WHAT THE TASK ASKS:
Your reply should be one number: the count of lines holding the word "this".

Rows from a dataset of charts and code:
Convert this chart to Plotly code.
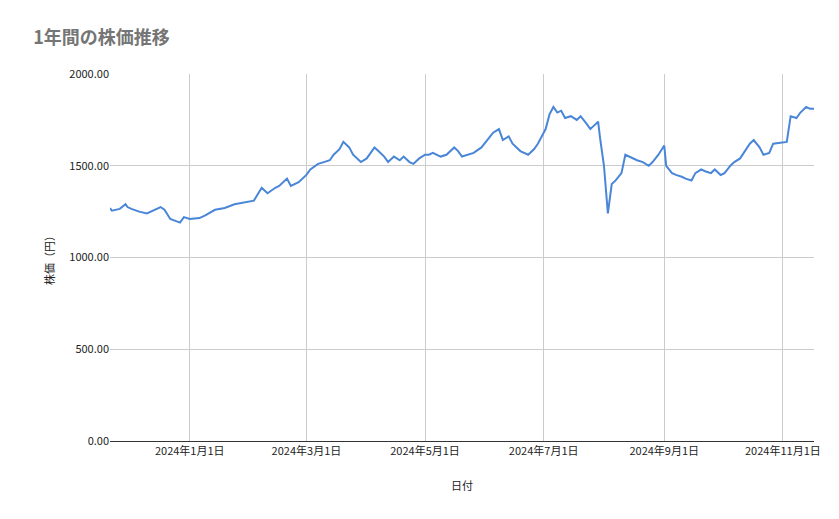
import plotly.graph_objects as go

dates = [
    "2023-11-21", "2023-11-22", "2023-11-26", "2023-11-29", "2023-11-30", "2023-12-02",
    "2023-12-06", "2023-12-10", "2023-12-17", "2023-12-19", "2023-12-22", "2023-12-27",
    "2023-12-29", "2024-01-01", "2024-01-06", "2024-01-09", "2024-01-14", "2024-01-19",
    "2024-01-24", "2024-01-29", "2024-02-03", "2024-02-07", "2024-02-10", "2024-02-14",
    "2024-02-16", "2024-02-20", "2024-02-22", "2024-02-26", "2024-03-01", "2024-03-03",
    "2024-03-07", "2024-03-10", "2024-03-13", "2024-03-15", "2024-03-18", "2024-03-20",
    "2024-03-23", "2024-03-25", "2024-03-29", "2024-04-01", "2024-04-05", "2024-04-07",
    "2024-04-10", "2024-04-12", "2024-04-15", "2024-04-18", "2024-04-20", "2024-04-23",
    "2024-04-25", "2024-04-28", "2024-05-01", "2024-05-03", "2024-05-05", "2024-05-09",
    "2024-05-12", "2024-05-16", "2024-05-18", "2024-05-20", "2024-05-23", "2024-05-26",
    "2024-05-30", "2024-06-02", "2024-06-05", "2024-06-08", "2024-06-10", "2024-06-13",
    "2024-06-15", "2024-06-19", "2024-06-23", "2024-06-26", "2024-06-28", "2024-07-01",
    "2024-07-02", "2024-07-04", "2024-07-06", "2024-07-08", "2024-07-10", "2024-07-12",
    "2024-07-15", "2024-07-18", "2024-07-20", "2024-07-23", "2024-07-25", "2024-07-27",
    "2024-07-29", "2024-07-30", "2024-08-01", "2024-08-03", "2024-08-05", "2024-08-07",
    "2024-08-10", "2024-08-12", "2024-08-16", "2024-08-18", "2024-08-21", "2024-08-24",
    "2024-08-26", "2024-08-29", "2024-09-01", "2024-09-02", "2024-09-05", "2024-09-07",
    "2024-09-10", "2024-09-12", "2024-09-15", "2024-09-17", "2024-09-20", "2024-09-22",
    "2024-09-25", "2024-09-27", "2024-09-30", "2024-10-02", "2024-10-05", "2024-10-07",
    "2024-10-10", "2024-10-12", "2024-10-15", "2024-10-17", "2024-10-20", "2024-10-22",
    "2024-10-25", "2024-10-27", "2024-11-01", "2024-11-03", "2024-11-05", "2024-11-08",
    "2024-11-10", "2024-11-13", "2024-11-15", "2024-11-17",
]
prices = [
    1270, 1255, 1265, 1290, 1275, 1265,
    1250, 1240, 1275, 1260, 1210, 1190,
    1220, 1210, 1215, 1230, 1260, 1270,
    1290, 1300, 1310, 1380, 1350, 1380,
    1390, 1430, 1390, 1410, 1450, 1480,
    1510, 1520, 1530, 1560, 1590, 1630,
    1600, 1560, 1520, 1540, 1600, 1580,
    1550, 1520, 1550, 1530, 1550, 1520,
    1510, 1540, 1560, 1560, 1570, 1550,
    1560, 1600, 1580, 1550, 1560, 1570,
    1600, 1640, 1680, 1700, 1640, 1660,
    1620, 1580, 1560, 1590, 1620, 1680,
    1700, 1780, 1820, 1790, 1800, 1760,
    1770, 1750, 1770, 1730, 1700, 1720,
    1740, 1650, 1500, 1240, 1400, 1420,
    1460, 1560, 1540, 1530, 1520, 1500,
    1520, 1560, 1610, 1500, 1460, 1450,
    1440, 1430, 1420, 1460, 1480, 1470,
    1460, 1480, 1450, 1460, 1500, 1520,
    1540, 1570, 1620, 1640, 1600, 1560,
    1570, 1620, 1630, 1630, 1770, 1760,
    1790, 1820, 1810, 1810,
]
tick_dates = ["2024-01-01", "2024-03-01", "2024-05-01", "2024-07-01", "2024-09-01", "2024-11-01"]
tick_labels = ["2024年1月1日", "2024年3月1日", "2024年5月1日", "2024年7月1日", "2024年9月1日", "2024年11月1日"]

font = "Noto Sans CJK JP"

fig = go.Figure(go.Scatter(x=dates, y=prices, mode="lines",
                           line=dict(color="#4a86d8", width=2)))
fig.update_layout(
    width=839, height=519,
    margin=dict(l=102, r=33, t=66, b=86),
    paper_bgcolor="white", plot_bgcolor="white",
    font=dict(family=font, size=11, color="#222222"),
    title=dict(text="<b>1年間の株価推移</b>", x=0.03, y=0.955, xanchor="left",
               font=dict(size=18, color="#757575")),
    showlegend=False,
)
fig.update_xaxes(range=[dates[0], dates[-1]], tickvals=tick_dates, ticktext=tick_labels,
                 showgrid=True, gridcolor="#cccccc", showline=True, linecolor="#333333",
                 ticks="", title=dict(text="日付", standoff=25, font=dict(size=11)))
fig.update_yaxes(range=[0, 2000], dtick=500, tickformat=".2f", showgrid=True,
                 gridcolor="#cccccc", zeroline=False, ticks="",
                 title=dict(text="株価（円）", standoff=12, font=dict(size=11)))
fig.write_html("out.html")
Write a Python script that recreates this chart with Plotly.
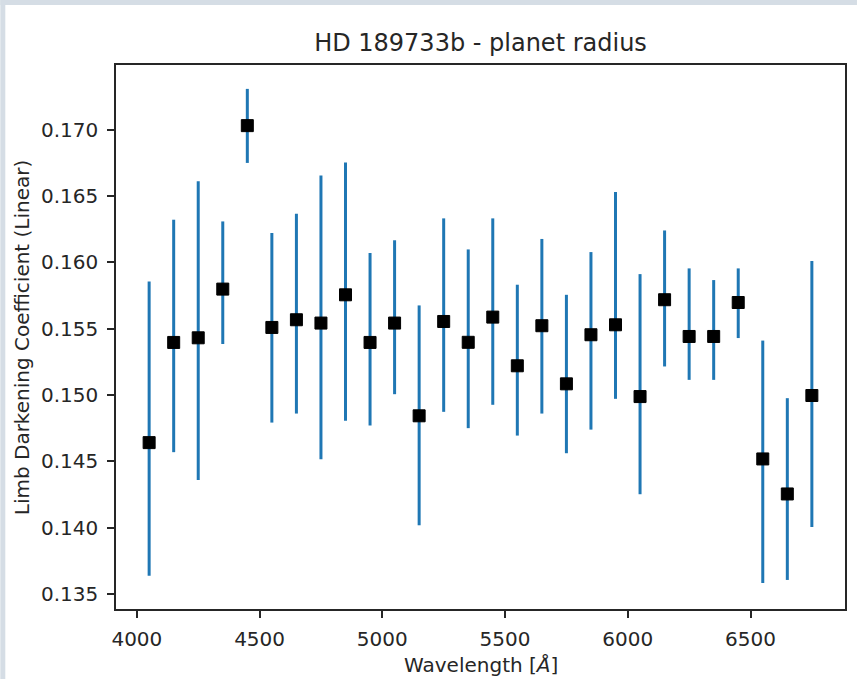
import plotly.graph_objects as go

# ---- data ----
wavelength = [4050, 4150, 4250, 4350, 4450, 4550, 4650, 4750, 4850, 4950,
              5050, 5150, 5250, 5350, 5450, 5550, 5650, 5750, 5850, 5950,
              6050, 6150, 6250, 6350, 6450, 6550, 6650, 6750]
ld_coeff = [0.14641, 0.15396, 0.15431, 0.15798, 0.17030, 0.15509, 0.15567,
            0.15542, 0.15755, 0.15396, 0.15542, 0.14843, 0.15554, 0.15397,
            0.15587, 0.15220, 0.15522, 0.15084, 0.15454, 0.15529, 0.14988,
            0.15718, 0.15441, 0.15441, 0.15697, 0.14518, 0.14254, 0.14996]
err_plus = [0.01215, 0.00925, 0.01179, 0.00510, 0.00277, 0.00712, 0.00799,
            0.01113, 0.00998, 0.00674, 0.00624, 0.00832, 0.00777, 0.00700,
            0.00744, 0.00611, 0.00654, 0.00671, 0.00623, 0.01001, 0.00923,
            0.00522, 0.00513, 0.00425, 0.00257, 0.00892, 0.00722, 0.01014]
err_minus = [0.01003, 0.00827, 0.01071, 0.00414, 0.00281, 0.00717, 0.00707,
             0.01026, 0.00950, 0.00626, 0.00536, 0.00825, 0.00681, 0.00647,
             0.00661, 0.00526, 0.00662, 0.00523, 0.00715, 0.00558, 0.00736,
             0.00503, 0.00327, 0.00327, 0.00268, 0.00935, 0.00648, 0.00991]
x_ticks = [4000, 4500, 5000, 5500, 6000, 6500]
y_ticks = [0.135, 0.140, 0.145, 0.150, 0.155, 0.160, 0.165, 0.170]

title_text = "HD 189733b - planet radius"
x_label = "Wavelength [<i>Å</i>]"
y_label = "Limb Darkening Coefficient (Linear)"

# ---- layout geometry ----
W, H = 859, 679
ML, MR, MT, MB = 116, 12, 65, 70
PW = W - ML - MR
PH = H - MT - MB


def pxx(px):
    return (px - ML) / PW


def pxy(py):
    return (H - MB - py) / PH


FONT = "DejaVu Sans"
border = "#d5dde5"
spine = "#262626"

fig = go.Figure()
fig.add_trace(go.Scatter(
    x=wavelength, y=ld_coeff, mode="markers",
    marker=dict(symbol="square", size=12, color="black",
                line=dict(color="black", width=1)),
    error_y=dict(type="data", symmetric=False, array=err_plus,
                 arrayminus=err_minus, color="#1f77b4", thickness=3, width=0),
    showlegend=False,
))

fig.update_layout(
    width=W, height=H, autosize=False,
    margin=dict(l=ML, r=MR, t=MT, b=MB, pad=0),
    paper_bgcolor="white", plot_bgcolor="white",
    font=dict(family=FONT, size=20, color="#262626"),
    title=dict(text=title_text, x=pxx(481.5), xref="paper", xanchor="center",
               y=1 - 43 / H, yref="container", yanchor="middle",
               font=dict(family=FONT, size=24, color="#262626")),
    xaxis=dict(range=[3915, 6885], tickmode="array", tickvals=x_ticks,
               ticktext=[str(v) for v in x_ticks],
               showgrid=False, zeroline=False, showline=True, mirror=True,
               linecolor=spine, linewidth=1.5, ticks="outside", ticklen=7,
               tickwidth=1.5, tickcolor=spine, ticklabelstandoff=4,
               tickfont=dict(family=FONT, size=20, color="#262626")),
    yaxis=dict(range=[0.13387, 0.17487], tickmode="array", tickvals=y_ticks,
               ticktext=["%.3f" % v for v in y_ticks],
               showgrid=False, zeroline=False, showline=True, mirror=True,
               linecolor=spine, linewidth=1.5, ticks="outside", ticklen=7,
               tickwidth=1.5, tickcolor=spine, ticklabelstandoff=5,
               tickfont=dict(family=FONT, size=20, color="#262626")),
    shapes=[
        dict(type="rect", xref="paper", yref="paper", x0=pxx(0), x1=pxx(5),
             y0=pxy(H), y1=pxy(0), fillcolor=border, line=dict(width=0),
             layer="below"),
        dict(type="rect", xref="paper", yref="paper", x0=pxx(0), x1=pxx(W),
             y0=pxy(5), y1=pxy(0), fillcolor=border, line=dict(width=0),
             layer="below"),
    ],
    annotations=[
        dict(text=x_label, xref="paper", yref="paper", x=pxx(481.5),
             y=pxy(665), xanchor="center", yanchor="middle", showarrow=False,
             font=dict(family=FONT, size=20, color="#262626")),
        dict(text=y_label, xref="paper", yref="paper", x=pxx(22),
             y=pxy(337), xanchor="center", yanchor="middle", showarrow=False,
             textangle=-90,
             font=dict(family=FONT, size=20, color="#262626")),
    ],
)

fig.write_html("out.html")
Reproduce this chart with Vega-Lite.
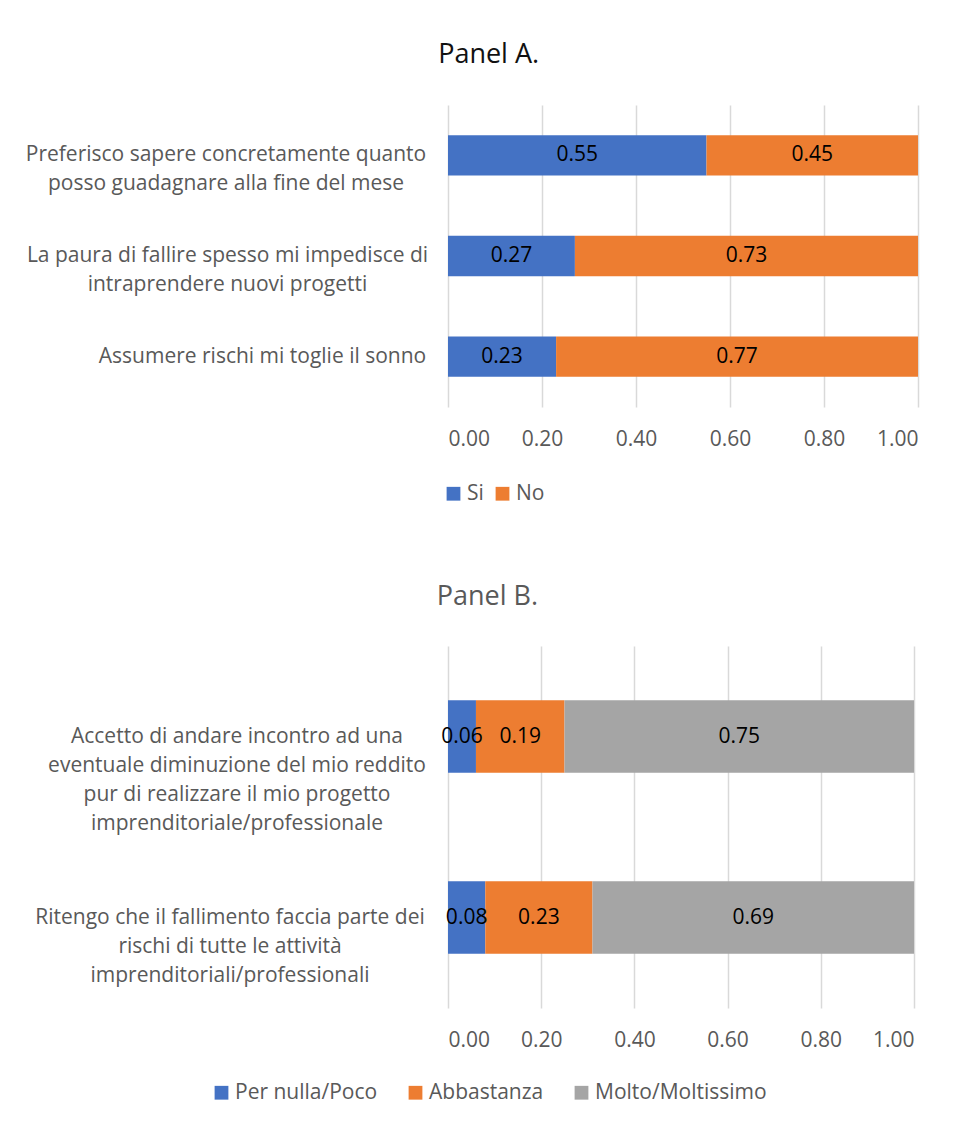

RESPONSE:
3